It goes without saying that the only thing you should really put in your microwave is food, liquids and food-safe containers, but it can sometimes be hard to determine whether something is truly microwave safe. Our guide can help you determine whether that container is microwave friendly.
You may be surprised to learn just how many items can be safely microwaved. While you should check labels or owner’s manuals to be sure, the following items can usually be used in a microwave.
Glass and ceramic dishware is usually safe for microwave use – exceptions include items like crystal and some handmade pottery. When it comes to glass or ceramic plates, bowls, cups, mugs, mixing bowls or bakeware, you should be in the clear as long as it doesn’t feature metallic paint or inlays.
While some plastic is safe for use in the microwave, not all of it is. Single use plastics like those used for yogurt, cottage cheese and other foods should never be used in the microwave. Similarly, do not use cracked, old, or discolored plastic containers. In contrast, plastic containers meant for longer term use, such as Tupperware, are generally safe for microwave use.
Plain paper plates can be microwaved, but some disposable tableware is actually coated in a thin layer of plastic. Before you microwave a paper plate or bowl, be sure that it’s clearly marked as microwave safe.
Most paper towels are microwave safe. In fact, you can use a paper towel to cover some foods so they don’t spit during cooking or reheating. If you do use a paper towel while microwaving, it’s best to use shorter intervals so you can check both the food and the paper more frequently. Recycled paper towels, paper towels with printing, and brown paper bags should not be used as they pose a potential safety hazard.

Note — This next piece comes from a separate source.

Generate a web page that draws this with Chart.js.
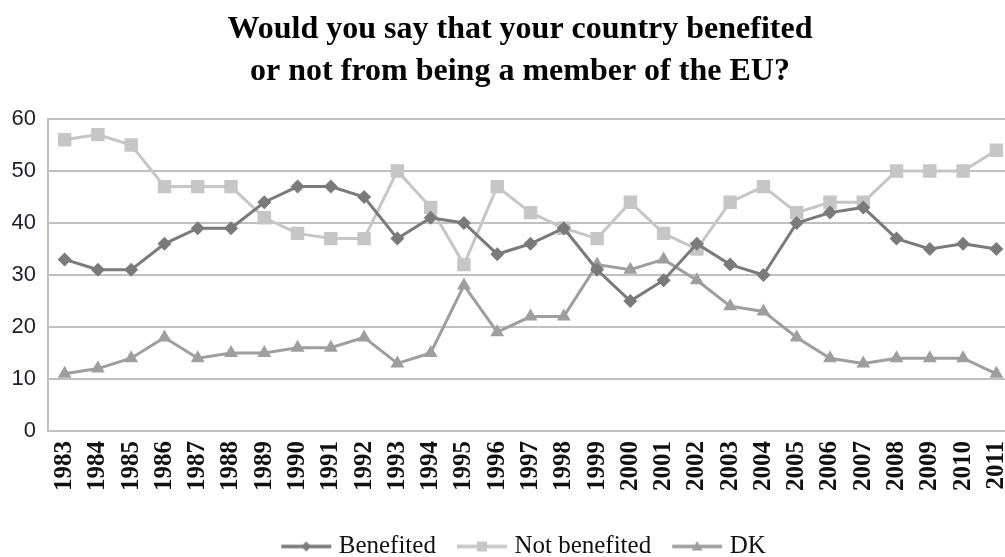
<!DOCTYPE html>
<html>
<head>
<meta charset="utf-8">
<script src="https://cdn.jsdelivr.net/npm/chart.js@4.4.1/dist/chart.umd.min.js"></script>
<style>
  html, body { margin: 0; padding: 0; background: #fff; overflow: hidden; }
  #wrap { width: 1040px; height: 557px; }
</style>
</head>
<body>
<div id="wrap"><canvas id="c" width="1040" height="557"></canvas></div>
<script>
const years = ['1983','1984','1985','1986','1987','1988','1989','1990','1991','1992','1993','1994','1995','1996','1997','1998','1999','2000','2001','2002','2003','2004','2005','2006','2007','2008','2009','2010','2011'];
const benefited    = [33,31,31,36,39,39,44,47,47,45,37,41,40,34,36,39,31,25,29,36,32,30,40,42,43,37,35,36,35];
const notBenefited = [56,57,55,47,47,47,41,38,37,37,50,43,32,47,42,39,37,44,38,35,44,47,42,44,44,50,50,50,54];
const dk           = [11,12,14,18,14,15,15,16,16,18,13,15,28,19,22,22,32,31,33,29,24,23,18,14,13,14,14,14,11];
const seriesNames = ['Benefited','Not benefited','DK'];
const yTicks = [0,10,20,30,40,50,60];

const colBen = '#7a7a7a';
const colNot = '#c6c6c6';
const colDK  = '#9e9e9e';

// legend symbol: transparent lead-in (12px) + line (52px) with a small marker
function makeIcon(color, shape) {
  const cv = document.createElement('canvas');
  cv.width = 64; cv.height = 20;
  const g = cv.getContext('2d');
  g.strokeStyle = color; g.lineWidth = 3.5;
  g.beginPath(); g.moveTo(13, 10); g.lineTo(63, 10); g.stroke();
  g.fillStyle = color;
  g.beginPath();
  const cx = 38;
  if (shape === 'rectRot') {
    g.moveTo(cx, 5); g.lineTo(cx + 5, 10); g.lineTo(cx, 15); g.lineTo(cx - 5, 10);
  } else if (shape === 'rect') {
    g.rect(cx - 5, 5, 10, 10);
  } else {
    g.moveTo(cx, 4.5); g.lineTo(cx + 5.5, 14); g.lineTo(cx - 5.5, 14);
  }
  g.closePath(); g.fill();
  return cv;
}
const icons = [makeIcon(colBen,'rectRot'), makeIcon(colNot,'rect'), makeIcon(colDK,'triangle')];

new Chart(document.getElementById('c'), {
  type: 'line',
  data: {
    labels: years,
    datasets: [
      { label: seriesNames[0], data: benefited, borderColor: colBen, backgroundColor: colBen,
        borderWidth: 3, pointStyle: 'rectRot', pointRadius: 7, pointBorderWidth: 0, tension: 0 },
      { label: seriesNames[1], data: notBenefited, borderColor: colNot, backgroundColor: colNot,
        borderWidth: 3, pointStyle: 'rect', pointRadius: 9.5, pointBorderWidth: 0, tension: 0 },
      { label: seriesNames[2], data: dk, borderColor: colDK, backgroundColor: colDK,
        borderWidth: 3, pointStyle: 'triangle', pointRadius: 8, pointBorderWidth: 0, tension: 0 }
    ]
  },
  options: {
    responsive: false,
    animation: false,
    layout: { padding: { left: 0, right: 0, top: 0, bottom: -12 } },
    scales: {
      x: {
        offset: true,
        grid: { display: false, drawTicks: false },
        border: { display: true, color: '#c0c0c0', width: 2 },
        ticks: {
          autoSkip: false, maxRotation: 90, minRotation: 90, padding: 10,
          color: '#111',
          font: { family: '"Liberation Serif", "Times New Roman", serif', size: 25, weight: 'bold' }
        },
        afterFit: (s) => { s.height = 89; }
      },
      y: {
        min: 0, max: 60,
        afterBuildTicks: (s) => { s.ticks = yTicks.map(v => ({ value: v })); },
        grid: { color: '#c0c0c0', lineWidth: 2, drawTicks: false },
        border: { display: true, color: '#c0c0c0', width: 2 },
        ticks: {
          padding: 12, color: '#1e1e28',
          font: { family: '"Liberation Sans", Arial, sans-serif', size: 22 }
        },
        afterFit: (s) => { s.width = 48; }
      },
      yRightSpace: {
        type: 'linear', position: 'right', min: 0, max: 60,
        grid: { display: false, drawTicks: false },
        border: { display: false },
        ticks: { display: false },
        afterFit: (s) => { s.width = 27; }
      }
    },
    plugins: {
      title: {
        display: true,
        text: ['Would you say that your country benefited', 'or not from being a member of the EU?'],
        color: '#000',
        font: { family: '"Liberation Serif", "Times New Roman", serif', size: 32, weight: 'bold', lineHeight: 1.3125 },
        padding: { top: 9, bottom: 26 }
      },
      legend: {
        position: 'bottom',
        labels: {
          usePointStyle: true, pointStyleWidth: 52, padding: 14,
          color: '#111',
          font: { family: '"Liberation Serif", "Times New Roman", serif', size: 25 },
          generateLabels(chart) {
            const items = Chart.defaults.plugins.legend.labels.generateLabels(chart);
            items.forEach((it, i) => { it.pointStyle = icons[i]; it.lineWidth = 0; });
            return items;
          }
        }
      },
      tooltip: { enabled: false }
    }
  }
});
</script>
</body>
</html>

According to Ziploc, their food storage bags are safe for defrosting or reheating foods in microwaves, “when label directions are followed.” If you prefer a different bag storage brand, confirm that they are microwave safe and follow any and all directions. If you aren’t sure what type of bag you’re using or don’t have access to the directions, play it safe and keep the bag out of the microwave.
While there are plenty of things that can go in your microwave, there are also many things that can’t. It’s best to keep the following materials out of the microwave and transfer any food or liquid from these containers to microwave safe varieties.

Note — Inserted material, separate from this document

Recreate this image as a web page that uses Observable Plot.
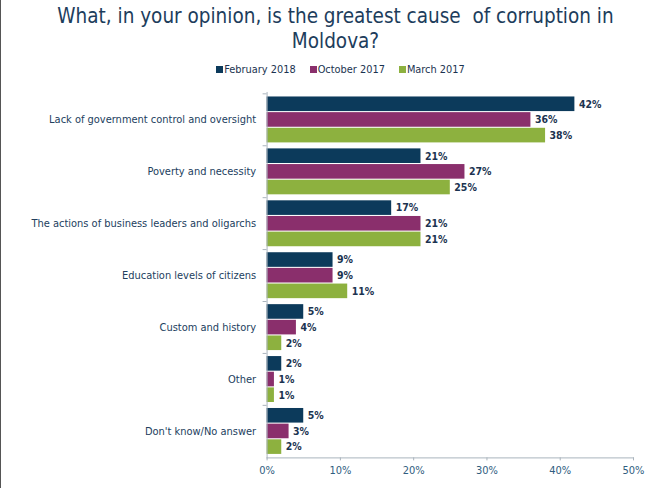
<!DOCTYPE html>
<html>
<head>
<meta charset="utf-8">
<script src="https://cdn.jsdelivr.net/npm/d3@7"></script>
<script src="https://cdn.jsdelivr.net/npm/@observablehq/plot@0.6"></script>
<style>
  html, body { margin: 0; padding: 0; background: #fff; }
  #wrap { width: 650px; height: 488px; box-sizing: border-box; border-left: 1px solid #555; position: relative; overflow: hidden; font-family: "DejaVu Sans Condensed", "DejaVu Sans", sans-serif; }
  #title { padding-top: 4px; padding-left: 20px; text-align: center; font-size: 20.5px; line-height: 25px; color: #1d3d5c; }
  #legend { margin-top: 9px; height: 14px; line-height: 14px; display: flex; justify-content: center; padding-left: 30px; font-size: 10.9px; color: #1b3350; gap: 14px; }
  #legend span.sw { display: inline-block; width: 7px; height: 7px; margin-right: 1px; vertical-align: 0px; }
  #chart { margin-top: 3px; }
</style>
</head>
<body>
<div id="wrap">
  <div id="title">What, in your opinion, is the greatest cause&nbsp; of corruption in<br>Moldova?</div>
  <div id="legend"></div>
  <div id="chart"></div>
</div>
<script>
const categories = [
  "Lack of government control and oversight",
  "Poverty and necessity",
  "The actions of business leaders and oligarchs",
  "Education levels of citizens",
  "Custom and history",
  "Other",
  "Don't know/No answer"
];
const seriesNames = ["February 2018", "October 2017", "March 2017"];
const seriesColors = ["#0c3a5b", "#8a2f6c", "#8db13f"];
const feb2018 = [42, 21, 17, 9, 5, 2, 5];
const oct2017 = [36, 27, 21, 9, 4, 1, 3];
const mar2017 = [38, 25, 21, 11, 2, 1, 2];
const xTicks = [0, 10, 20, 30, 40, 50];

const seriesValues = [feb2018, oct2017, mar2017];

// legend
const legend = document.getElementById("legend");
seriesNames.forEach((name, i) => {
  const item = document.createElement("span");
  item.innerHTML = `<span class="sw" style="background:${seriesColors[i]}"></span>${name}`;
  legend.appendChild(item);
});

const W = 650, H = 408, mt = 12, mb = 30, ml = 266, mr = 17;
const pInner = 0.1, pOuter = 0.05;
const n = categories.length;
const step = (H - mt - mb) / (n - pInner + 2 * pOuter);
const bw = step * (1 - pInner);
const h = bw / 3;

const data = seriesValues.map((vals, i) =>
  categories.map((c, j) => ({category: c, series: seriesNames[i], value: vals[j]}))
);

const marks = [];
data.forEach((d, i) => {
  marks.push(Plot.barX(d, {
    x: "value", y: "category", fill: seriesColors[i],
    insetTop: i * h + 0.5, insetBottom: (2 - i) * h + 0.5
  }));
  marks.push(Plot.text(d, {
    x: "value", y: "category", text: v => v.value + "%",
    dx: 4, dy: (i - 1) * h, textAnchor: "start",
    fontWeight: "bold", fontSize: 10.5, fill: "#1b3350"
  }));
});

const chart = Plot.plot({
  width: W, height: H,
  marginTop: mt, marginBottom: mb, marginLeft: ml, marginRight: mr,
  style: {fontFamily: "'DejaVu Sans Condensed', 'DejaVu Sans', sans-serif", background: "transparent"},
  x: {domain: [0, 50], ticks: xTicks},
  y: {domain: categories, paddingInner: pInner, paddingOuter: pOuter},
  marks: [
    ...marks,
    Plot.frame({anchor: "left", stroke: "#aab4bd"}),
    Plot.frame({anchor: "bottom", stroke: "#aab4bd"}),
    Plot.ruleY(categories, {y: d => d, dy: -step / 2, x1: 0, x2: 0, insetLeft: -4, stroke: "#aab4bd"}),
    Plot.axisX({ticks: xTicks, tickFormat: d => d + "%", tickSize: 3, tickPadding: 5, fontSize: 11, color: "#2f5d80", stroke: "#aab4bd", label: null}),
    Plot.axisY({tickSize: 0, tickPadding: 11, fontSize: 11, color: "#22405e", label: null})
  ]
});
document.getElementById("chart").appendChild(chart);
</script>
</body>
</html>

There are some types of Styrofoam that are safe to microwave, but they must be labeled as such. If you don’t see a label or aren’t sure what type of Styrofoam you’re using, it’s best to keep it out of the microwave.

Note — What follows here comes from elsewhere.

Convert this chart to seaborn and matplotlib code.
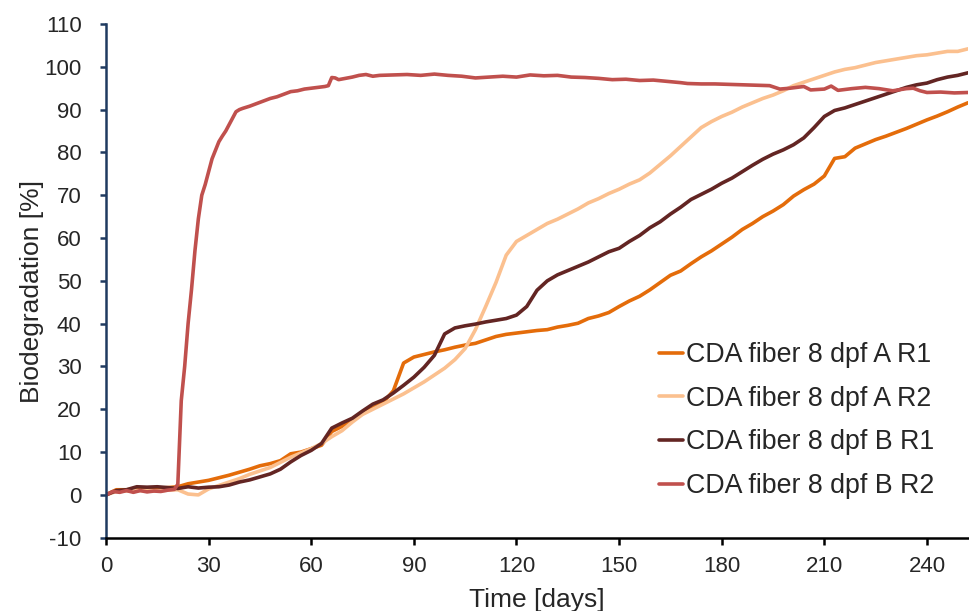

If you can microwave paper plates and towels, can you do the same with cardboard? Both are paper products, after all. Unfortunately, cardboard can contain glues, waxes and other materials that can make it a safety hazard in the microwave. Some cardboard takeout boxes even have metal handles or fasteners that can cause sparks and present a fire hazard. Keep your microwave (and your family) safe by removing food from cardboard containers and placing them in glass or microwave-safe plastic instead.
What should never, ever go into your microwave? Anything made of or containing steel, iron, copper or other hard metals. Metal surfaces reflect microwaves, which increases the heat inside the appliance and could lead to a fire. If you’re storing leftovers in a metal container , remove the food and place it in a microwave safe container instead.
When it comes to aluminum foil, things can get tricky. Technically foil can be microwaved, but its surface needs to stay as flat as possible. Wrinkles or crumpled foil can cause “arcing” - that is, it can cause electric sparks to shoot across the surface of the foil, potentially damaging your microwave or causing a fire. In addition, food wrapped in aluminum foil may not cook or reheat properly in the microwave - the foil will reflect the radio waves instead. Each microwave is different, so consult your owner’s manual to determine if aluminum foil is safe. And when in doubt, avoid placing any kind of metal in your microwave.
Though there are general guidelines when it comes to microwave safe containers, there are always exceptions. If you aren’t sure whether something can go in the microwave, check the back or bottom to look for a microwave safe label. If you can’t find one, try to determine what the item is made of – this will give you a better idea if it’s ok for microwave use. If you can’t tell what a container is made of, just remember – when in doubt, leave it out. It’s the best way to ensure that your microwave will stay in top shape for years to come.